В последние два приезда он особенно любовался высотными зданиями столицы.


Бережно храню его наследство — письма и фотографии. Вот он в маленьком уютном своем кабинете-спальне, за письменным столом. Открыто и приветливо его лицо, почти лишенное морщин, обрамленное бородой бело-платиновой седины, на груди маленький крест, выше его, слева, — орденская ленточка. Вот другая фотография. Сверкающий бриллиантовый крест на черном куколе, две драгоценные панагии, академический крест, воскрилья куколя украшены рельефно ткаными серебряными херувимами. Вот он в кругу семьи, на столь знакомой мне деревянной веранде скромных «патриарших покоев»; вот — со своим любимцем, внуком Ревазом Каралашвили, по семейному имени — «Бубик», учеником-отличником тбилисской средней школы. Вот — в заснеженном «Сионском лесу», в необычном для субтропиков наряде — шубе и меховой шапке. Строки письма, относящиеся к этой фотографии, гласят: «У нас эти три дня буря и вьюга чисто российского севера.»

В последнем, совсем недавнем, письме он вновь приглашал к себе, в Тбилиси, чтобы «усладиться беседою усты ко устом.»

Увы, беседе этой не суждено было осуществиться.

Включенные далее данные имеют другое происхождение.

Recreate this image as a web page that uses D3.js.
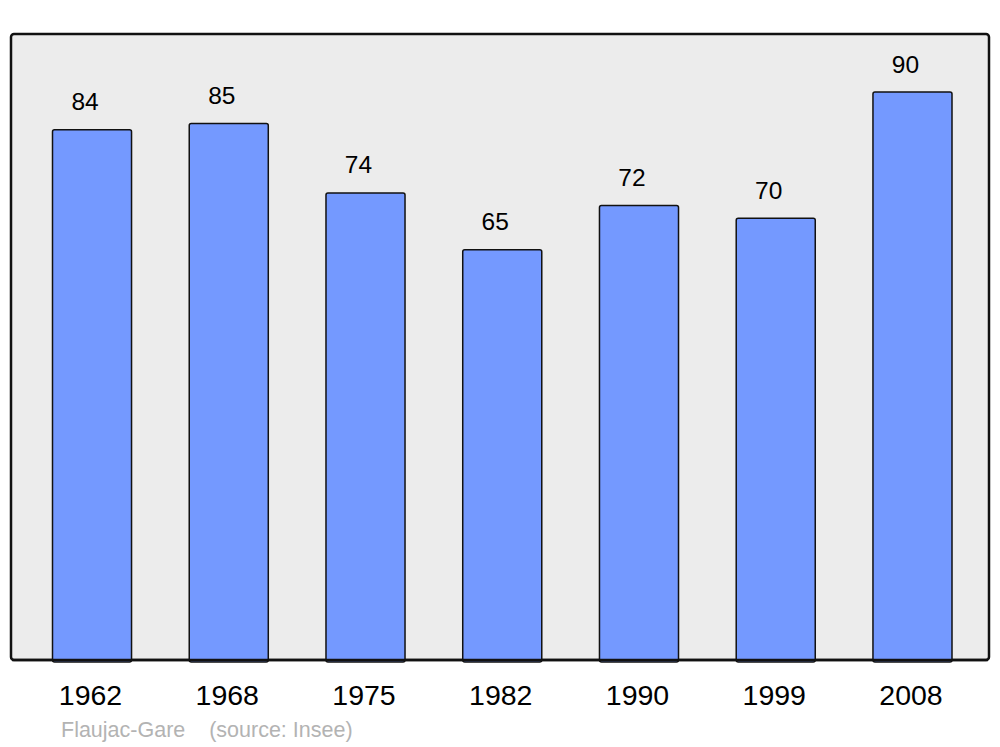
<!DOCTYPE html>
<html><head><meta charset="utf-8">
<script src="https://cdn.jsdelivr.net/npm/d3@7"></script>
<style>body{margin:0;background:#fff}svg{display:block}</style>
</head><body>
<script>
const years = ["1962","1968","1975","1982","1990","1999","2008"];
const population = [84,85,74,65,72,70,90];
const place = "Flaujac-Gare";
const source = "(source: Insee)";

const W = 1000, H = 747;
const svg = d3.select("body").append("svg").attr("width", W).attr("height", H);

const x = d3.scaleBand().domain(years).range([52.5, 952]).paddingInner(0.422).paddingOuter(0);
const y = d3.scaleLinear().domain([0, 90]).range([660, 92]);

svg.append("rect").attr("x", 11).attr("y", 34).attr("width", 978).attr("height", 626)
  .attr("rx", 3).attr("fill", "#ececec").attr("stroke", "#111").attr("stroke-width", 2.5);

const data = years.map((yr, i) => ({yr, v: population[i]}));

svg.selectAll("rect.bar").data(data).enter().append("rect").attr("class", "bar")
  .attr("x", d => x(d.yr)).attr("y", d => y(d.v))
  .attr("width", x.bandwidth()).attr("height", d => y(0) - y(d.v) + 2)
  .attr("rx", 2).attr("fill", "#7499ff").attr("stroke", "#111").attr("stroke-width", 1.5);

svg.append("line").attr("x1", 12).attr("x2", 988).attr("y1", 660).attr("y2", 660)
  .attr("stroke", "#111").attr("stroke-width", 2.5);

svg.selectAll("text.val").data(data).enter().append("text").attr("class", "val")
  .attr("x", d => x(d.yr) + x.bandwidth()/2 - 7).attr("y", d => y(d.v) - 19.5)
  .attr("text-anchor", "middle").attr("font-family", "Liberation Sans, Arial, sans-serif")
  .attr("font-size", 24.5).attr("fill", "#000").text(d => d.v);

const xAxis = d3.axisBottom(x).tickSize(0).tickPadding(0);
const gx = svg.append("g").attr("transform", "translate(-1.5,705)").call(xAxis);
gx.select(".domain").remove();
gx.selectAll("text").attr("dy", 0).attr("font-family", "Liberation Sans, Arial, sans-serif")
  .attr("font-size", 28.5).attr("fill", "#000");

svg.append("text").attr("x", 61).attr("y", 737).attr("font-family", "Liberation Sans, Arial, sans-serif")
  .attr("font-size", 21.5).attr("fill", "#b3b3b3").attr("xml:space", "preserve")
  .text(place + "    " + source);
</script>
</body></html>
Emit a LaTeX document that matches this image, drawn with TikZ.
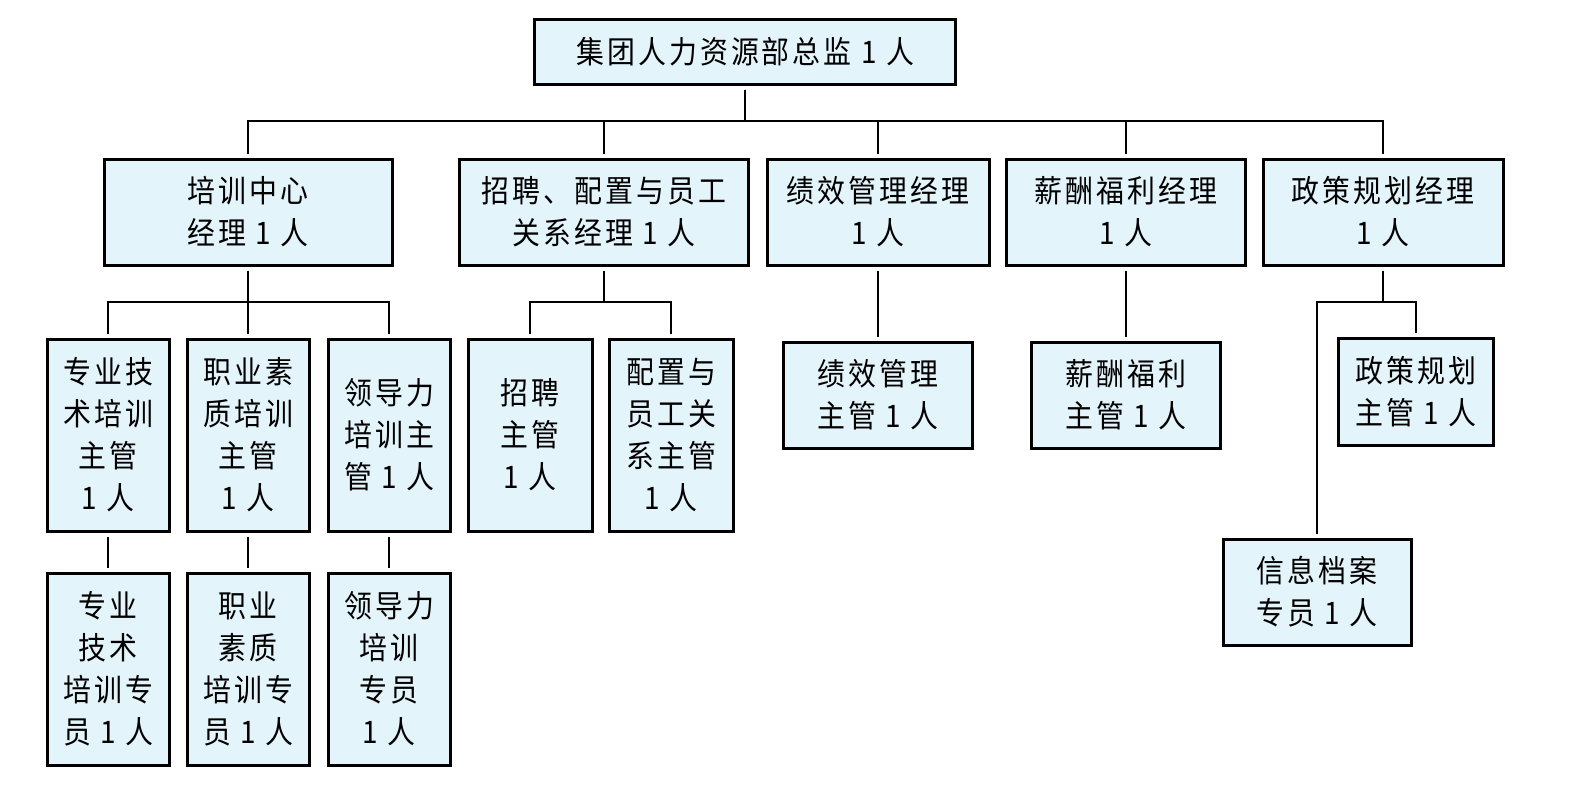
\documentclass[tikz,border=0pt]{standalone}
\usepackage{fontspec}
\newfontfamily\cjkfont[FakeStretch=0.9,LetterSpace=10]{Noto Sans CJK SC}
\usetikzlibrary{positioning,calc}
\definecolor{cBox}{HTML}{E4F4FB}

\begin{document}
\begin{tikzpicture}[
  x=1pt, y=-1pt,
  font=\cjkfont\fontsize{31}{42}\selectfont,
  box/.style={draw, line width=3pt, fill=cBox, align=center, inner sep=0pt},
  link/.style={line width=1.3pt, shorten <=4pt, shorten >=4pt},
]
\useasboundingbox (0,0) rectangle (1586,784);

% ── director ──────────────────────────────────────────────────────────────
\node[box, minimum width=421pt, minimum height=64pt] (head) at (745,52) {集团人力资源部总监 1 人};

% ── managers ──────────────────────────────────────────────────────────────
\node[box, minimum width=288pt, minimum height=106pt] (train) at (248,212) {培训中心\\经理 1 人};
\node[box, minimum width=289pt, minimum height=106pt] (recruit) at (604,212) {招聘、配置与员工\\关系经理 1 人};
\node[box, minimum width=222pt, minimum height=106pt] (perf) at (878,212) {绩效管理经理\\1 人};
\node[box, minimum width=239pt, minimum height=106pt] (salary) at (1126,212) {薪酬福利经理\\1 人};
\node[box, minimum width=240pt, minimum height=106pt] (policy) at (1383,212) {政策规划经理\\1 人};

% ── supervisors ───────────────────────────────────────────────────────────
\node[box, minimum width=122pt, minimum height=192pt] (techSup) at (108,435) {专业技\\术培训\\主管\\1 人};
\node[box, minimum width=122pt, minimum height=192pt] (qualSup) at (248,435) {职业素\\质培训\\主管\\1 人};
\node[box, minimum width=122pt, minimum height=192pt] (leadSup) at (389,435) {领导力\\培训主\\管 1 人};
\node[box, minimum width=124pt, minimum height=192pt] (hireSup) at (530,435) {招聘\\主管\\1 人};
\node[box, minimum width=124pt, minimum height=192pt] (relSup) at (671,435) {配置与\\员工关\\系主管\\1 人};
\node[box, minimum width=189pt, minimum height=106pt] (perfSup) at (878,395) {绩效管理\\主管 1 人};
\node[box, minimum width=189pt, minimum height=106pt] (salSup) at (1126,395) {薪酬福利\\主管 1 人};
\node[box, minimum width=155pt, minimum height=107pt] (polSup) at (1416,392) {政策规划\\主管 1 人};

% ── specialists ───────────────────────────────────────────────────────────
\node[box, minimum width=122pt, minimum height=192pt] (techSpec) at (108,669) {专业\\技术\\培训专\\员 1 人};
\node[box, minimum width=122pt, minimum height=192pt] (qualSpec) at (248,669) {职业\\素质\\培训专\\员 1 人};
\node[box, minimum width=122pt, minimum height=192pt] (leadSpec) at (389,669) {领导力\\培训\\专员\\1 人};
\node[box, minimum width=188pt, minimum height=106pt] (archive) at (1317,592) {信息档案\\专员 1 人};

% ── buses ─────────────────────────────────────────────────────────────────
\coordinate (busA) at (0,121);
\coordinate (busB) at (0,302);

% ── connectors ────────────────────────────────────────────────────────────
\foreach \n in {train,recruit,perf,salary,policy}
  \draw[link] (head.south) -- (head.south |- busA) -| (\n.north);
\foreach \n in {techSup,qualSup,leadSup}
  \draw[link] (train.south) -- (train.south |- busB) -| (\n.north);
\foreach \n in {hireSup,relSup}
  \draw[link] (recruit.south) -- (recruit.south |- busB) -| (\n.north);
\foreach \n in {polSup,archive}
  \draw[link] (policy.south) -- (policy.south |- busB) -| (\n.north);
\draw[link] (perf) -- (perfSup);
\draw[link] (salary) -- (salSup);
\draw[link] (techSup) -- (techSpec);
\draw[link] (qualSup) -- (qualSpec);
\draw[link] (leadSup) -- (leadSpec);
\end{tikzpicture}
\end{document}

Верующие русские люди разделяют скорбь сестрински-родной Грузинской Церкви. Те же из них, кому выпала отрада непосредственно чувствовать свет и тепло, излучавшиеся любвеобильным сердцем святителя, — те в уединении с особой остротой утраты вспомнят дорогой его облик и коленопреклоненно помолятся об его упокоении.

Р. ДНЕПРОВ

[1] См. «Журнал Московской Патриархии» № 2 за 1952 г., стр. 34.